The project deals with new estimation and inference techniques for several classes of problems that exhibit uni- or multi-dimensional discontinuities as key features of interest. The studied problems present two different kinds of challenges: The first is determining whether there is a tangible treatment effect in a class of regression discontinuity design (RDD) models, where the treatment group is determined by a pre-fixed threshold value of a core covariate.

The model will be addressed via a novel point of view that introduces new estimating equations allowing the statistician to take advantage of the entire data at hand to propose semiparametric efficient estimates of the treatment effect in the presence of endogeneity. The second problem involves estimating single or multiple change-points in parallel data sequences/data-streams.

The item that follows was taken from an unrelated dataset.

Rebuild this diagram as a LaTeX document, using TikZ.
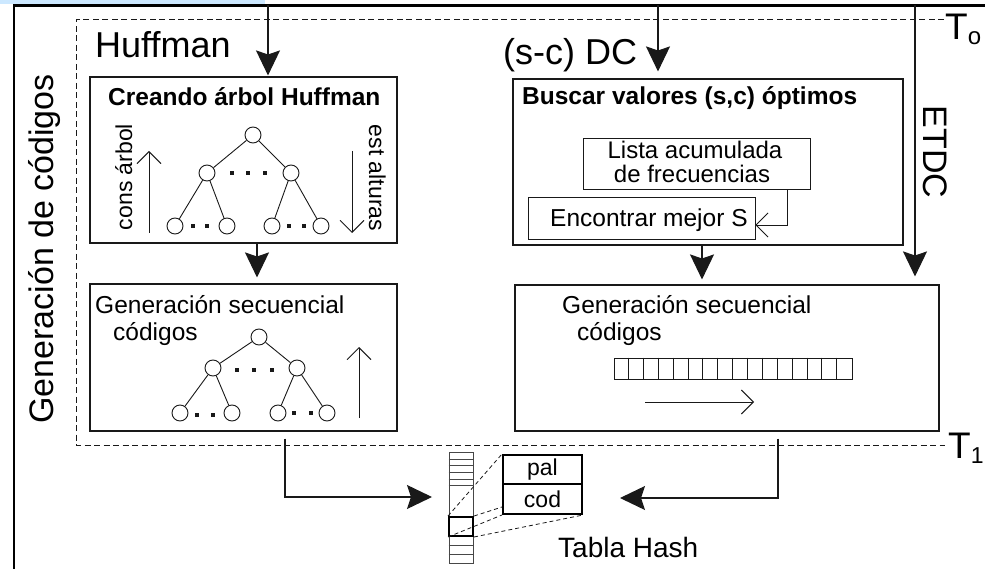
\documentclass[tikz,border=0pt]{standalone}
\usepackage{fontspec}
\setmainfont{Liberation Sans}
\usetikzlibrary{arrows.meta,calc}
\definecolor{selblue}{RGB}{204,232,255}
\definecolor{ink}{RGB}{25,25,25}
\newcommand{\fsz}[1]{\fontsize{#1}{#1}\selectfont}

\begin{document}
\begin{tikzpicture}[x=1pt,y=-1pt,
  box/.style={draw=ink, line width=1.1pt, inner sep=0pt},
  bigarrow/.style={draw=ink, line width=1.1pt, -{Stealth[length=25pt,width=24pt,inset=4pt]}},
  openarrow/.style={draw=ink, line width=0.9pt, -{Straight Barb[length=12pt,width=24pt]}},
  tnode/.style={draw=ink, line width=0.9pt, circle, minimum size=16pt, inner sep=0pt},
  tdot/.style={fill=ink, inner sep=0pt, minimum size=3.2pt},
  lbl/.style={inner sep=0pt, text=black},
  frameline/.style={draw=black, line width=2.5pt},
  stage/.style={draw=ink, line width=1pt, dash pattern=on 6pt off 3.5pt},
  hashbox/.style={draw=black, line width=2pt, inner sep=0pt},
  hashlink/.style={draw=ink, line width=0.8pt, dash pattern=on 4pt off 3pt},
]
\useasboundingbox (0,0) rectangle (985,569);

% selection strip and outer frame
\fill[selblue] (0,0) rectangle (265,4);
\coordinate (fL) at (14,5.5);
\coordinate (fR) at (985,5.5);
\coordinate (fB) at (14,569);
\draw[frameline] (fR) -- (fL) -- (fB);

% code generation stage (dashed)
\draw[stage] (944,20) -- (76,20) -- (76,445) -- (945,445);
\node[lbl, font={\fsz{37}}, anchor=base west] (t0) at (945,40) {T\raisebox{-5pt}{\fsz{24}o}};
\node[lbl, font={\fsz{37}}, anchor=base west] (t1) at (948,458) {T\raisebox{-5pt}{\fsz{23}1}};

\node[lbl, font={\fsz{34}}, rotate=90, anchor=base] (gen) at (53,249) {Generación de códigos};
\node[lbl, font={\fsz{36}}, anchor=base west] (huf) at (95,58) {Huffman};
\node[lbl, font={\fsz{36}}, anchor=base west] (scdc) at (503,65) {(s-c) DC};
\node[lbl, font={\fsz{34}}, rotate=-90, anchor=base] (etdc) at (923,152) {ETDC};

% main boxes
\node[box, minimum width=307pt, minimum height=166pt] (b1) at (243.5,160) {};
\node[box, minimum width=307pt, minimum height=147pt] (b2) at (243.5,357.5) {};
\node[box, minimum width=390pt, minimum height=166pt] (b3) at (708,162) {};
\node[box, minimum width=424pt, minimum height=146pt] (b4) at (727,358) {};

% Huffman tree construction
\node[lbl, font={\fsz{24.5}\bfseries}, anchor=base west] (b1t) at (108,106) {Creando árbol Huffman};
\node[lbl, font={\fsz{23}}, rotate=90, anchor=base] (cons) at (132,177) {cons árbol};
\node[lbl, font={\fsz{23}}, rotate=-90, anchor=base] (alt) at (369,178) {est alturas};
\draw[openarrow] (149,233) -- (149,151);
\draw[openarrow] (352,151) -- (352,233);

\node[tnode] (r1) at (253,135) {};
\node[tnode] (a1) at (207,173) {};
\node[tnode] (c1) at (291,173) {};
\node[tnode] (l11) at (175,226) {};
\node[tnode] (l12) at (227,226) {};
\node[tnode] (l13) at (272,226) {};
\node[tnode] (l14) at (321,226) {};
\draw[ink, line width=0.9pt] (r1) -- (a1) (r1) -- (c1) (a1) -- (l11) (a1) -- (l12) (c1) -- (l13) (c1) -- (l14);
\foreach \x/\y in {232/173,248/173,265/173,193/226,207/226,289/226,304/226}
  \node[tdot] at (\x,\y) {};

% Huffman sequential generation
\node[lbl, font={\fsz{24.5}}, anchor=base west] (b2a) at (95,313) {Generación secuencial};
\node[lbl, font={\fsz{24.5}}, anchor=base west] (b2b) at (113,340) {códigos};
\draw[openarrow] (359,418) -- (359,347);

\node[tnode] (r2) at (259,337) {};
\node[tnode] (a2) at (213,368) {};
\node[tnode] (c2) at (297,368) {};
\node[tnode] (l21) at (180,413) {};
\node[tnode] (l22) at (232,413) {};
\node[tnode] (l23) at (278,413) {};
\node[tnode] (l24) at (327,413) {};
\draw[ink, line width=0.9pt] (r2) -- (a2) (r2) -- (c2) (a2) -- (l21) (a2) -- (l22) (c2) -- (l23) (c2) -- (l24);
\foreach \x/\y in {237/370,254/370,272/370,197/415,213/415,294/413,311/413}
  \node[tdot] at (\x,\y) {};

% (s,c) search
\node[lbl, font={\fsz{24.5}\bfseries}, anchor=base west] (b3t) at (522,105) {Buscar valores (s,c) óptimos};
\node[box, line width=0.9pt, minimum width=227pt, minimum height=51pt] (lista) at (696.5,163.5) {};
\node[lbl, font={\fsz{24}}, anchor=base] (lista1) at (695,159) {Lista acumulada};
\node[lbl, font={\fsz{24}}, anchor=base] (lista2) at (692,183) {de frecuencias};
\node[box, line width=0.9pt, minimum width=227pt, minimum height=42pt] (enc) at (641.5,218) {};
\node[lbl, font={\fsz{24.5}}, anchor=base west] (enct) at (550,227) {Encontrar mejor S};
\coordinate (lx) at (787,225);
\draw[openarrow] (lista.south -| lx) |- (enc.east |- lx);

% dense sequential generation
\node[lbl, font={\fsz{24.5}}, anchor=base west] (b4a) at (562,313) {Generación secuencial};
\node[lbl, font={\fsz{24.5}}, anchor=base west] (b4b) at (577,340) {códigos};
\node[draw=ink, line width=0.9pt, inner sep=0pt, minimum width=238pt, minimum height=21pt] (cells) at (733,368.5) {};
\foreach \i in {1,...,15}
  \draw[ink, line width=0.8pt] ($(cells.north west)+(\i*14.875,0)$) -- ($(cells.south west)+(\i*14.875,0)$);
\draw[openarrow] (645,402) -- (754,402);

% flow between stages
\coordinate (x1) at (268,0);
\coordinate (x2) at (658,0);
\coordinate (x3) at (915,0);
\coordinate (x4) at (257,0);
\coordinate (x5) at (702,0);
\draw[bigarrow, shorten >=1pt] (fL -| x1) -- (b1.north -| x1);
\draw[bigarrow, shorten >=7pt] (fL -| x2) -- (b3.north -| x2);
\draw[bigarrow, shorten >=8pt] (fL -| x3) -- (b4.north -| x3);
\draw[bigarrow, shorten >=6pt] (b1.south -| x4) -- (b2.north -| x4);
\draw[bigarrow, shorten >=5pt] (b3.south -| x5) -- (b4.north -| x5);

% hash table
\node[draw=ink!80, line width=0.9pt, inner sep=0pt, minimum width=24pt, minimum height=111pt] (strip) at (461,507.5) {};
\foreach \y in {459,465,472,479,485,545,554}
  \draw[ink!80, line width=0.8pt] (strip.west |- 0,\y) -- (strip.east |- 0,\y);
\node[hashbox, minimum width=24pt, minimum height=19pt] (hl) at (461,526.5) {};
\node[hashbox, font={\fsz{23}}, minimum width=79pt, minimum height=29pt] (pal) at (542.5,469.5) {pal};
\node[hashbox, font={\fsz{23}}, minimum width=79pt, minimum height=30pt] (cod) at (542.5,499) {cod};
\draw[hashlink] (hl.north west) -- (pal.north west);
\draw[hashlink] (hl.north east) -- ($(cod.west)!0.5!(cod.south west)$);
\draw[hashlink] (hl.south west) -- (cod.south west);
\draw[hashlink] (hl.south east) -- (cod.south east);
\node[lbl, font={\fsz{28}}, anchor=base west] (tabla) at (558,557) {Tabla Hash};

\coordinate (y1) at (285,0);
\coordinate (y2) at (778,0);
\coordinate (hL) at (432,497);
\coordinate (hR) at (620,498);
\draw[bigarrow, shorten <=7pt] (b2.south -| y1) |- (hL);
\draw[bigarrow, shorten <=7pt] (b4.south -| y2) |- (hR);
\end{tikzpicture}
\end{document}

Part of this plan deals with distributed computing for change-points, where the data sequence for each entity is stored on a single platform, and one has hard constraints on exchanging data across platforms. The modeling involves misaligned change points across the various data sequences, and the solutions involve computationally efficient methods with tractable statistical properties.

The other part of this agenda aims to develop deeper theoretical insights into robust estimation of change-points in the presence of heavy-tailed response variables for canonical models and to develop effective methodologies in more complex incarnations of such problems.

This award reflects NSF's statutory mission and has been deemed worthy of support through evaluation using the Foundation's intellectual merit and broader impacts review criteria.